Bennett is one of the more reliably conservative senators on Capitol Hill. He was running for a fourth term in Utah. I checked his voting record first thing this morning. I learned this from the Almanac of American Politics:

* Political action groups rated Bennett’s record as 66 percent “conservative” in 2008; the previous year, he voted with the right on average about 70 percent of the time.

* The U.S. Chamber of Commerce — a bastion of business conservatism — gave Bennett a 100 percent rating in both 2007 and 2008.

But he’ll be out on his ear at the end of 2010. Utah has an unusual way of nominating party candidates. They do it by party convention. Bennett didn’t make the grade, losing renomination to a Tea Party favorite.

How does this bode for the Republican Party? It might that the party is making itself more ideologically pure and pushing aside all semblance of moderation. Witness the defection recently in Florida, where once-Republican Gov. Charlie Crist left his party to run for the Senate as an independent. Crist’s “crime”? He gave President Obama a brief man-hug a year ago while endorsing the president’s economic stimulus package.

Bon appetit, Republicans.

It was no “act of God”

An “act of God”?

That’s what Gov. Rick Perry called the blowout and cataclysmic oil spill in the Gulf of Mexico.

Interesting. I’ve always thought acts of God constituted things such as tornadoes, hailstorms and droughts — events with which most Panhandle residents are acquainted. They also involve hurricanes and monsoon-like rain, which pummel our neighbors on the Gulf Coast. They also involve gorgeous sunrises and sunsets — once again events that are pleasing to our eyes here on the High Plains.

But the oil rig that exploded in the Gulf, killing 11 workers and which is still spilling oil into the water isn’t an act of God as most of us understand the term.

Gov. Perry, though, struggled to defend his remark, telling the Houston Chronicle that the phrase has been used “in legal terms for a long time in this state.” Huh?

Maybe the governor is suggesting that since the Almighty governs every activity in the universe, that human error is an act governed by His all-powerful hand.

I’ll stick with my own understanding of the phrase.

What happened in the Gulf is an act of humankind. And human beings are going to be held responsible.

Thoughtfulness, yes; blowards, no

Still, if you’re somebody who only reads the editorial page of The New York Times, try glancing at the page of The Wall Street Journal once in a while. If you’re a fan of Glenn Beck or Rush Limbaugh, try reading a few columns on the Huffington Post website. It may make your blood boil; your mind may not be changed. But the practice of listening to opposing views is essential for effective citizenship…”-President Obama, U of Michigan, May 1,2010

The above is part of a comment replying to an earlier post I wrote about Rush Limbaugh and his expected criticism of the federal government’s arrest of the suspect in the failed bomb attempt at Times Square.

That the respondent, named “Anonymous,” would send this comment to me implies that I don’t read opinions with which I disagree. Nothing could be farther from the truth.

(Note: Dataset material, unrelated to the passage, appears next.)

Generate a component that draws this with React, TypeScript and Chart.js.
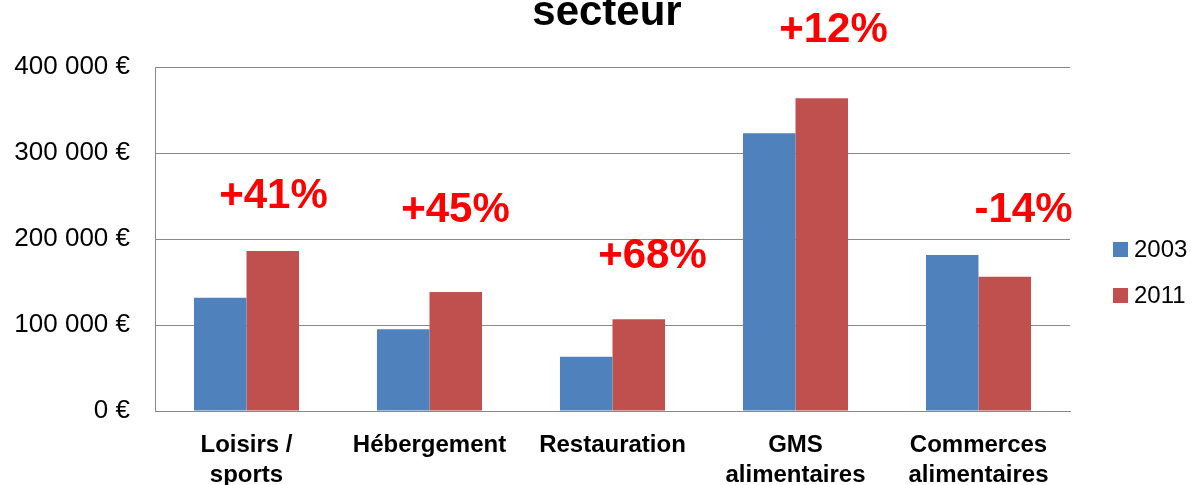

I read them all the time.

I love reading well-written opinions, from thoughtful and responsible people who have something important to say. Whether I agree with their views is irrelevant in that context.

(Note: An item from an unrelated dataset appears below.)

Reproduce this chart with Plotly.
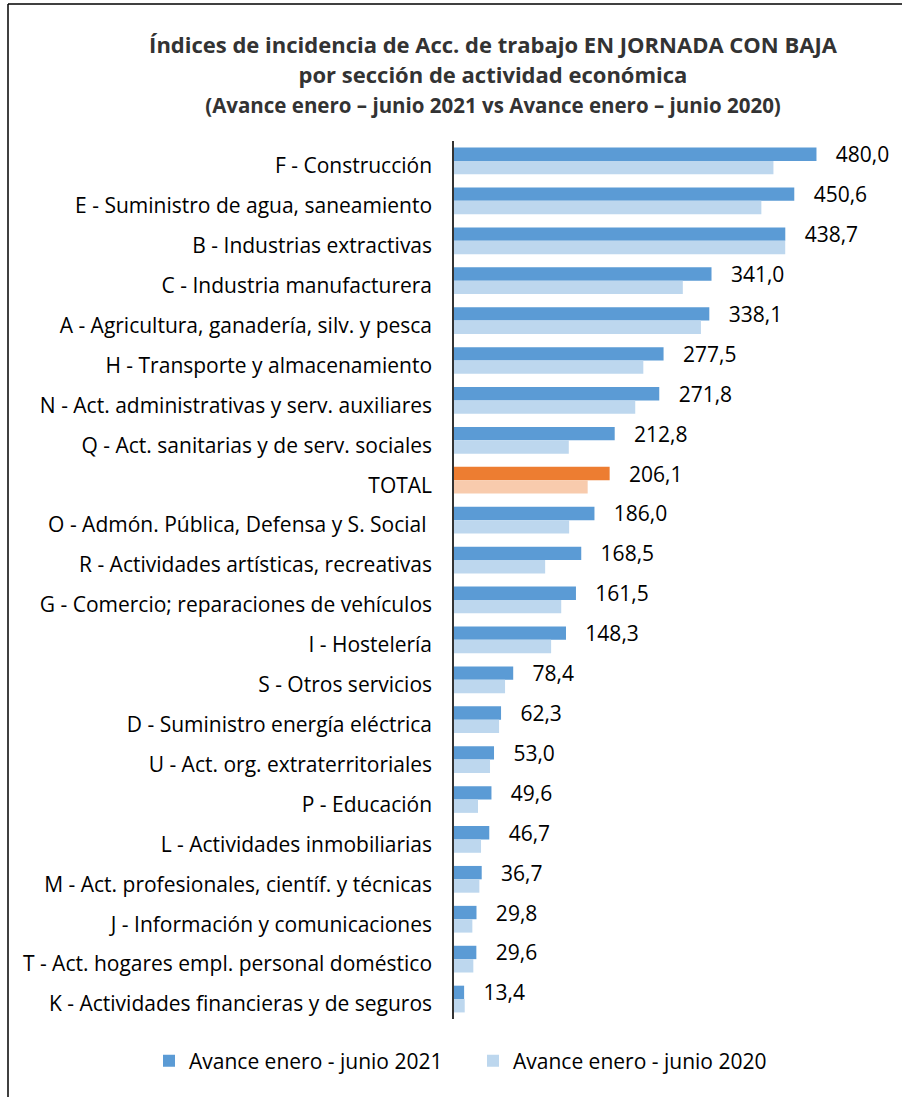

What infuriates me, though, are the audiences who tune in to these talk-show entertainers and then accept what they say as gospel.

And I actually agree with the president’s view that getting one’s blood to boil helps stimulate your thought processes. However, I’ll pass on the blowhards’ overheated rhetoric.

Transparency is on display

I am acutely aware aware that local government entities operate independently of each other.

But one of them, Amarillo College, is setting the standard for accountability in the selection of a key administrator. Three educators are taking part this week in what amounts to a public audition for the job of vice president of academic affairs. AC officials invited them to meet with faculty, students, college staff and the public. The college is letting the taxpaying public size up these folks.

West Texas A&M University usually follows this model, to its great credit as well.

Contrast that with the way local school districts do these searches. Too often, districts don’t tell anyone the identity of the finalists, contending that doing so would compromise the applicants’ standing with their current employers. Interesting. I guess that the three people seeking this key administrative post don’t have those worries. Why doesn’t it matter for these folks, when it seems to matter — a great deal — to those applying for positions with local school districts?

Cities and counties in the Texas Panhandle aren’t any better in this regard, either.

AC President Paul Matney, whose former job the school is seeking to fill, gets it.

Maybe he can persuade his fellow public institution CEOs — and the governing boards — to follow suit.

Rain brings its payoff

My wife and I drove this past weekend to Lubbock and noticed something we hadn’t seen in some time.

Almost every acre of range and pasture land we saw was a vivid green, courtesy no doubt of the ample rain that soaked the High Plains during April. Man, it was a sight to behold. It had been just a few weeks earlier that I had made the same drive, but the land still was still brown and barren in the wake of winter’s grip on the region.

I mentioned what we saw to a friend of mine, Jimmy Wells, who farms in Moore County. He put a farmer’s spin on what he, too, witnessed on a recent trip downstate.

“The area had its postcard face on,” Jimmy said. “The land was green, the ponds were full of water, the bluebonnets were beautiful, the cattle were fat and the wheat fields near Vernon were waist-high and waving in the breeze. It just doesn’t get any better than that.”

And who says this area ain’t pretty?